Turizmci Sezgin Özer, Türkiye’nin turizmde en büyük silahı olan fiyat-kalite avantajını kaybettiğini söyledi. Bir panele konuşmacı olarak katılan Özer, Brezilya, Rusya, Hindistan, Çin ve Güney Afrika Cumhuriyeti (BRICS) ve Şanghay İşbirliği Örgütü (ŞİÖ) pazarlarının toplamda 3,5 milyarlık bir nüfusa sahip olmasına rağmen Türkiye’nin bu nüfusun sadece yüzde 2’sini bile Türkiye’ye getiremediğini belirterek, ülke olarak iyi fiyata iyi hizmet avantajını kaybettiğimizi belirtti.

MALİYET YÜKSEKLİĞİNİN ETKİSİ

2024 yılında, bir önceki seneye göre yüzde 9'luk bir artış yaşandığını ancak BDT pazarında artış yüzde 12 olduğunu belirten Özer, “Başka pazarlarla yapılan mukayesede fiyatsal anlamda Türkiye’nin yüksek kaldığını belirten Turizmci Sezgin Özer, “En büyük silahımız iyi bir fiyat ve o fiyatın karşılığında verdiğimiz servisimizdi. Ancak bu sene fiyatımız yükseldi. Bunu anlatmakta zorlanıyoruz. Otellerde artan maliyetlerin yüksekliği bizi bu fiyat politikasına zorladı. Ne var ki Dünyanın her yerinde enflasyon var ve bunu müşterilere açıklamakta zorlanıyoruz” ifadelerini kullandı.

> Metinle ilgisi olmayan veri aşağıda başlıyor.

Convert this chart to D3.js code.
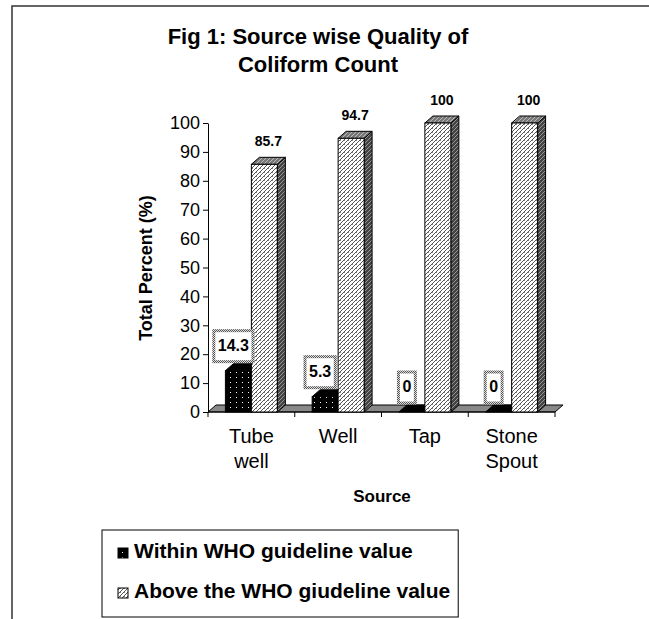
<!doctype html>
<html lang="en">
  <head>
    <meta charset="utf-8">
    <title>Source wise Quality of Coliform Count</title>
    <script src="https://cdnjs.cloudflare.com/ajax/libs/d3/7.8.5/d3.min.js"></script>
    <style>
      body { margin: 0; background: #fff; }
      text { font-family: "Liberation Sans", Arial, sans-serif; fill: #000; }
    </style>
  </head>
  <body>
    <div id="chart"></div>
    <script>
    // chart values
    var categories = [["Tube", "well"], ["Well"], ["Tap"], ["Stone", "Spout"]];
    var withinValues = [14.3, 5.3, 0, 0];
    var aboveValues = [85.7, 94.7, 100, 100];
    var yTicks = [0, 10, 20, 30, 40, 50, 60, 70, 80, 90, 100];
    var seriesNames = ["Within WHO guideline value", "Above the WHO giudeline value"];

    var width = 649, height = 619;
    var dx = 8, dy = -7;   // 3d depth of the columns

    var svg = d3.select("#chart").append("svg")
        .attr("width", width)
        .attr("height", height);

    var defs = svg.append("defs");

    // black with white dots
    var p1 = defs.append("pattern").attr("id", "dots")
        .attr("patternUnits", "userSpaceOnUse").attr("width", 6).attr("height", 5);
    p1.append("rect").attr("width", 6).attr("height", 5).attr("fill", "#000");
    p1.append("rect").attr("x", 2).attr("y", 2).attr("width", 1).attr("height", 1).attr("fill", "#fff");

    // light zigzag hatch for the front face
    var p2 = defs.append("pattern").attr("id", "hatch")
        .attr("patternUnits", "userSpaceOnUse").attr("width", 4).attr("height", 4);
    p2.append("rect").attr("width", 4).attr("height", 4).attr("fill", "#fff");
    p2.append("path").attr("d", "M0,4L4,0M-1,1L1,-1M3,5L5,3").attr("stroke", "#555").attr("stroke-width", 1);
    p2.append("rect").attr("x", 0).attr("y", 0).attr("width", 1).attr("height", 1).attr("fill", "#888");

    // dark hatch for the side face
    var p3 = defs.append("pattern").attr("id", "hatchDark")
        .attr("patternUnits", "userSpaceOnUse").attr("width", 4).attr("height", 4);
    p3.append("rect").attr("width", 4).attr("height", 4).attr("fill", "#444");
    p3.append("path").attr("d", "M0,4L4,0M-1,1L1,-1M3,5L5,3").attr("stroke", "#aaa").attr("stroke-width", 0.8);

    // medium hatch for the top face
    var p4 = defs.append("pattern").attr("id", "hatchMid")
        .attr("patternUnits", "userSpaceOnUse").attr("width", 4).attr("height", 4);
    p4.append("rect").attr("width", 4).attr("height", 4).attr("fill", "#777");
    p4.append("path").attr("d", "M0,4L4,0M-1,1L1,-1M3,5L5,3").attr("stroke", "#ccc").attr("stroke-width", 0.8);

    // checker used for the label box border
    var p5 = defs.append("pattern").attr("id", "checker")
        .attr("patternUnits", "userSpaceOnUse").attr("width", 2).attr("height", 2);
    p5.append("rect").attr("width", 2).attr("height", 2).attr("fill", "#ddd");
    p5.append("rect").attr("width", 1).attr("height", 1).attr("fill", "#555");
    p5.append("rect").attr("x", 1).attr("y", 1).attr("width", 1).attr("height", 1).attr("fill", "#555");

    // outer frame (right and bottom edges are off the picture)
    svg.append("path")
        .attr("d", "M12," + height + "V6H" + width)
        .attr("fill", "none").attr("stroke", "#333").attr("stroke-width", 1.5);

    // title
    var title = svg.append("text")
        .attr("text-anchor", "middle")
        .style("font-size", "22px").style("font-weight", "bold");
    title.append("tspan").attr("x", 318).attr("y", 44).text("Fig 1: Source wise Quality of");
    title.append("tspan").attr("x", 318).attr("y", 72).text("Coliform Count");

    // scales
    var x = d3.scaleBand()
        .domain(d3.range(categories.length))
        .range([208, 555]);

    var xInner = d3.scaleBand()
        .domain([0, 1])
        .range([0, x.bandwidth()])
        .paddingOuter(0.67);

    var y = d3.scaleLinear()
        .domain([0, 100])
        .range([412, 123]);

    var y0 = y(0);

    // floor
    svg.append("path")
        .attr("d", "M" + x.range()[0] + "," + y0 +
                   "L" + (x.range()[0] + dx) + "," + (y0 + dy) +
                   "L" + (x.range()[1] + dx) + "," + (y0 + dy) +
                   "L" + x.range()[1] + "," + y0 + "Z")
        .attr("fill", "#888").attr("stroke", "#000").attr("stroke-width", 1);

    // y axis
    var yAxis = svg.append("g")
        .attr("transform", "translate(208,0)")
        .call(d3.axisLeft(y).tickValues(yTicks).tickSize(5).tickPadding(3).tickSizeOuter(0));
    yAxis.select(".domain").attr("stroke", "#000");
    yAxis.selectAll("text")
        .style("font-size", "18px")
        .attr("font-family", null);

    // x axis: ticks on category boundaries
    var xAxis = svg.append("g");
    xAxis.append("line")
        .attr("x1", x.range()[0]).attr("x2", x.range()[1])
        .attr("y1", y0).attr("y2", y0)
        .attr("stroke", "#000");
    xAxis.selectAll("line.tick")
        .data(d3.range(categories.length + 1))
        .enter().append("line")
        .attr("class", "tick")
        .attr("x1", function(i) { return x.range()[0] + i * x.step(); })
        .attr("x2", function(i) { return x.range()[0] + i * x.step(); })
        .attr("y1", y0).attr("y2", y0 + 5)
        .attr("stroke", "#000");

    xAxis.selectAll("text.cat")
        .data(categories)
        .enter().append("text")
        .attr("class", "cat")
        .attr("text-anchor", "middle")
        .style("font-size", "20px")
        .each(function(lines, i) {
            var t = d3.select(this);
            lines.forEach(function(line, j) {
                t.append("tspan")
                    .attr("x", x(i) + x.bandwidth() / 2)
                    .attr("y", 443 + j * 25)
                    .text(line);
            });
        });

    // axis titles
    svg.append("text")
        .attr("text-anchor", "middle")
        .attr("x", 382).attr("y", 502)
        .style("font-size", "17px").style("font-weight", "bold")
        .text("Source");

    svg.append("text")
        .attr("text-anchor", "middle")
        .attr("transform", "translate(152,268) rotate(-90)")
        .style("font-size", "18px").style("font-weight", "bold")
        .text("Total Percent (%)");

    // 3d columns
    function drawColumn(g, bx, bw, v, front, side, top) {
        var yv = y(v);
        g.append("path")
            .attr("d", "M" + (bx + bw) + "," + yv + "L" + (bx + bw + dx) + "," + (yv + dy) +
                       "L" + (bx + bw + dx) + "," + (y0 + dy) + "L" + (bx + bw) + "," + y0 + "Z")
            .attr("fill", side).attr("stroke", "#000").attr("stroke-width", 1);
        g.append("path")
            .attr("d", "M" + bx + "," + yv + "L" + (bx + dx) + "," + (yv + dy) +
                       "L" + (bx + bw + dx) + "," + (yv + dy) + "L" + (bx + bw) + "," + yv + "Z")
            .attr("fill", top).attr("stroke", "#000").attr("stroke-width", 1);
        if (v > 0) {
            g.append("rect")
                .attr("x", bx).attr("y", yv)
                .attr("width", bw).attr("height", y0 - yv)
                .attr("fill", front).attr("stroke", "#000").attr("stroke-width", 1);
        }
    }

    var bars = svg.append("g");
    var labels = svg.append("g");

    categories.forEach(function(c, i) {
        var g = bars.append("g");
        var bw = xInner.bandwidth();

        // within WHO guideline
        var bx0 = x(i) + xInner(0);
        drawColumn(g, bx0, bw, withinValues[i], "url(#dots)", "#000", "#000");

        // above WHO guideline
        var bx1 = x(i) + xInner(1);
        drawColumn(g, bx1, bw, aboveValues[i], "url(#hatch)", "url(#hatchDark)", "url(#hatchMid)");

        labels.append("text")
            .attr("text-anchor", "middle")
            .attr("x", bx1 + bw / 2 + dx / 2)
            .attr("y", y(aboveValues[i]) + dy - 11)
            .style("font-size", "14px").style("font-weight", "bold")
            .text(aboveValues[i]);

        // boxed label for the small series
        var lg = labels.append("g");
        var lt = lg.append("text")
            .attr("text-anchor", "middle")
            .attr("x", bx0 + bw / 2 - 5)
            .attr("y", y(withinValues[i]) + dy - 13)
            .style("font-size", "16px").style("font-weight", "bold")
            .text(withinValues[i]);
        var tw = lt.node().getComputedTextLength();
        lg.insert("rect", "text")
            .attr("x", bx0 + bw / 2 - 5 - tw / 2 - 4)
            .attr("y", y(withinValues[i]) + dy - 33)
            .attr("width", tw + 8)
            .attr("height", 31)
            .attr("fill", "#fff")
            .attr("stroke", "url(#checker)")
            .attr("stroke-width", 3);
    });

    // legend, sized to its longest entry
    var legend = svg.append("g");
    var legendBox = legend.append("rect")
        .attr("x", 102).attr("y", 530)
        .attr("height", 87)
        .attr("fill", "#fff").attr("stroke", "#000").attr("stroke-width", 1);

    var swatches = ["url(#dots)", "url(#hatch)"];
    var maxRight = 0;
    seriesNames.forEach(function(name, i) {
        var ly = 548 + i * 40;
        legend.append("rect")
            .attr("x", 118).attr("y", ly)
            .attr("width", 10).attr("height", 10)
            .attr("fill", swatches[i]).attr("stroke", "#000").attr("stroke-width", 1);
        var t = legend.append("text")
            .attr("x", 134).attr("y", ly + 10)
            .style("font-size", "21px").style("font-weight", "bold")
            .text(name);
        maxRight = Math.max(maxRight, 134 + t.node().getComputedTextLength());
    });
    legendBox.attr("width", maxRight + 8 - 102);
    </script>
  </body>
</html>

AVRUPA’DAKİ ALGIMIZ FARKLI

Maliyet artışının 2025’te de devam edeceğini ifade eden Sezgin Özer, şunları söyledi: “2025'te hem maliyetler hem de döviz kuru baskılanacak Dolayısıyla strateji belirlerken geçmişte yapılan hataları gözden geçirip sektör olarak ciddi bir stratejiyle yeni yıla hazır girmeliyiz. Türk turizminin marketteki algı ile Avrupa’nın Türkiye’ye gösterdiği algı çok farklı. Polonya pazarı şu anda 4. sırada. Ama birçok Ukraynalı Polonya’ya göç ettiği için popülasyonu çok ciddi anlamda arttı. Ukraynalılar hala Romanya, Polonya ve Moldova üzerinden uçakla gelebiliyor. Onun dışında charter otobüsler var. 36 saatlik otobüs yolculuğuyla bile Ukraynalılar Türkiye’ye geliyorlar”.

Turizm-7

İSTİHDAM SORUNU ÇÖZÜLMELİ

2024 yılında cirolar yükselmesine rağmen karlılık oranlarının düştüğünü belirten Sezgin Özer, konuşmasını şöyle tamamladı: “2024'te cirolar çok yüksek ama aynı oranda karlılık düştü. Otelciler geçmişteki dolulukları yakalamasına rağmen aynı karlılığı yakalayamadı. Öncelikle istihdamı yaratacak ve 12 ayda turizmi sürdürebilir hale gelmeliyiz. Personel sıkıntısı sadece özel sektörde değil kamuda da var. Otellerle yaşanan personel sorununu kalıcı olarak çözmeliyiz. Çünkü insanlar artık Antalya’ya otelde çalışmaya gelmek yerine, kiraların ve hayat pahalılığının daha düşük olduğu illere gitmeyi tercih ediyor.”